BRIEF
Identify every line in the records below that contains the word "matplotlib", and reproduce each one.

RECORDS TO USE
++++++

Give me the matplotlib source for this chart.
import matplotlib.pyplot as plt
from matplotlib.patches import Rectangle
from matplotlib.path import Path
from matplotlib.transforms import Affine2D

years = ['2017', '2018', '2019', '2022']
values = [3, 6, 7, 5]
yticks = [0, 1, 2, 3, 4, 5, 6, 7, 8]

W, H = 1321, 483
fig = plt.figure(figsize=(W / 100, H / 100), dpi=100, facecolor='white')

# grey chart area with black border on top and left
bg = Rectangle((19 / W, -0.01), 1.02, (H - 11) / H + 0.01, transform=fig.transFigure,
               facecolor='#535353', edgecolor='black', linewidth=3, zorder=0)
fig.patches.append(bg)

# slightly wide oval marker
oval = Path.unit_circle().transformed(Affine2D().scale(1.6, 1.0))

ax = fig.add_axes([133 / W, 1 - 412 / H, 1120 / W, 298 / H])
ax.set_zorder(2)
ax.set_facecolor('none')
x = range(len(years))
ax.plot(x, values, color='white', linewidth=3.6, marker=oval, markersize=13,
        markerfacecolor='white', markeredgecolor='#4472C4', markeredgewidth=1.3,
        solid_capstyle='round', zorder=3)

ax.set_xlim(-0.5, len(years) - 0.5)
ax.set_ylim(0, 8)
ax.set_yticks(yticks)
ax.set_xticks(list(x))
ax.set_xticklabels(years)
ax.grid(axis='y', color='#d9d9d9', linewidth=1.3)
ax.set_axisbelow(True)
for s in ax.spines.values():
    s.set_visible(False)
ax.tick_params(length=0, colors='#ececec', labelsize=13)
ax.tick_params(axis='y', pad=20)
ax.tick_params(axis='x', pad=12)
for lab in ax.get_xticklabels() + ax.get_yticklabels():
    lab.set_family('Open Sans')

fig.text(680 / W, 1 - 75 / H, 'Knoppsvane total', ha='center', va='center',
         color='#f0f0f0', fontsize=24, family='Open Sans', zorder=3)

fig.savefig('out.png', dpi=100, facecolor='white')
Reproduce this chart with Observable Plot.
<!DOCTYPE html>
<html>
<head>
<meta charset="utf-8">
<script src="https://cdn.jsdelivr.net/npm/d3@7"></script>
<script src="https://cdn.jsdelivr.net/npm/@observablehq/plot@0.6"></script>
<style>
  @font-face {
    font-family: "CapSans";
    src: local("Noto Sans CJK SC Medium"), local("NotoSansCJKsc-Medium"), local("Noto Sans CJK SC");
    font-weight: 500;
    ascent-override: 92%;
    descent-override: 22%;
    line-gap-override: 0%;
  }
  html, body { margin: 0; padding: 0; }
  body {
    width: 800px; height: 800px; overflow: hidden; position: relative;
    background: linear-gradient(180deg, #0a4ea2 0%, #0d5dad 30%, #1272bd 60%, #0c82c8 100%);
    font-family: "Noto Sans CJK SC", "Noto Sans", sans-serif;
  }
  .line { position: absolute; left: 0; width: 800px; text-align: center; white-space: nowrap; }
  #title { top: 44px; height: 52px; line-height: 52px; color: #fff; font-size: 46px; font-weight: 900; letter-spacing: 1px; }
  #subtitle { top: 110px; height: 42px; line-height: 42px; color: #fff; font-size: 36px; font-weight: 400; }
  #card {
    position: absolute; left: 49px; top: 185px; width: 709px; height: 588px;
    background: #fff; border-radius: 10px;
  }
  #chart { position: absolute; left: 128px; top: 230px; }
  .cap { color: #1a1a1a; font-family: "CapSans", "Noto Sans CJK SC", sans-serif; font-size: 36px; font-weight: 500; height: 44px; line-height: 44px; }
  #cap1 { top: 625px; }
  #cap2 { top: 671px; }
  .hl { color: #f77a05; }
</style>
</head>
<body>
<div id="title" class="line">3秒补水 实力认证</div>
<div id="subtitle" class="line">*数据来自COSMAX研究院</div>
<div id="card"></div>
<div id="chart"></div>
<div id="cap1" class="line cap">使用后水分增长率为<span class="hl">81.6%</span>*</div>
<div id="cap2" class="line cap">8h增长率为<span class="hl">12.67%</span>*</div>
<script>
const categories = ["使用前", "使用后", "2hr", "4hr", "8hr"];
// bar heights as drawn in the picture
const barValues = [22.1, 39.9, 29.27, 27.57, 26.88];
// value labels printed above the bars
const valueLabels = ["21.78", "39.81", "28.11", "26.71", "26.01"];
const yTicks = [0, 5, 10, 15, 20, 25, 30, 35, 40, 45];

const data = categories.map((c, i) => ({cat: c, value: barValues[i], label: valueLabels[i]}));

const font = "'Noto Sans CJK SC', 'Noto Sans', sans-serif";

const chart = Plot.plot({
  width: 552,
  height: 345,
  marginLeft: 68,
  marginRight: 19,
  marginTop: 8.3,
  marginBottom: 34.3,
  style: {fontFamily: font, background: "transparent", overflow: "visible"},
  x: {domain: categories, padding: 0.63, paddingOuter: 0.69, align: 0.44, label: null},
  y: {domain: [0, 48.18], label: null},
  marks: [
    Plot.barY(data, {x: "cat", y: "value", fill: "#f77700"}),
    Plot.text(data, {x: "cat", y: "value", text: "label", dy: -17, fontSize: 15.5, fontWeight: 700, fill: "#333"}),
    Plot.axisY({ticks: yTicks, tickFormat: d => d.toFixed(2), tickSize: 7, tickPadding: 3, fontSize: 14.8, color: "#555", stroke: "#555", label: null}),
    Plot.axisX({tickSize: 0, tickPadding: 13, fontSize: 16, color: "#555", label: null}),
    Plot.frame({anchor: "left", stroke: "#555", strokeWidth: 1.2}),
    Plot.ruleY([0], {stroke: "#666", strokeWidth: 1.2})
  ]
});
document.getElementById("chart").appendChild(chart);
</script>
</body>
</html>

++++++

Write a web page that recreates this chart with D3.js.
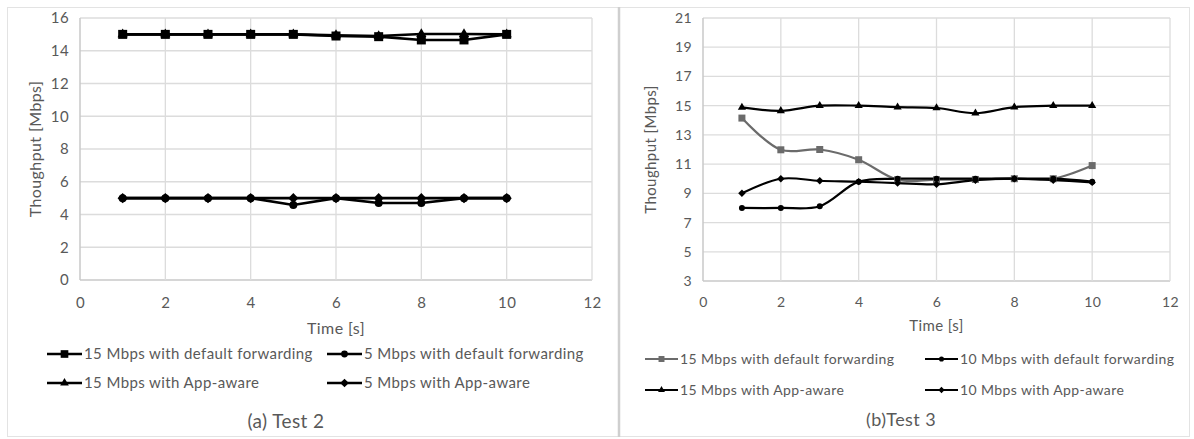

++++++

TASK RESPONSE
Give me the matplotlib source for this chart.
import matplotlib.pyplot as plt
from matplotlib.patches import Rectangle
from matplotlib.path import Path
from matplotlib.transforms import Affine2D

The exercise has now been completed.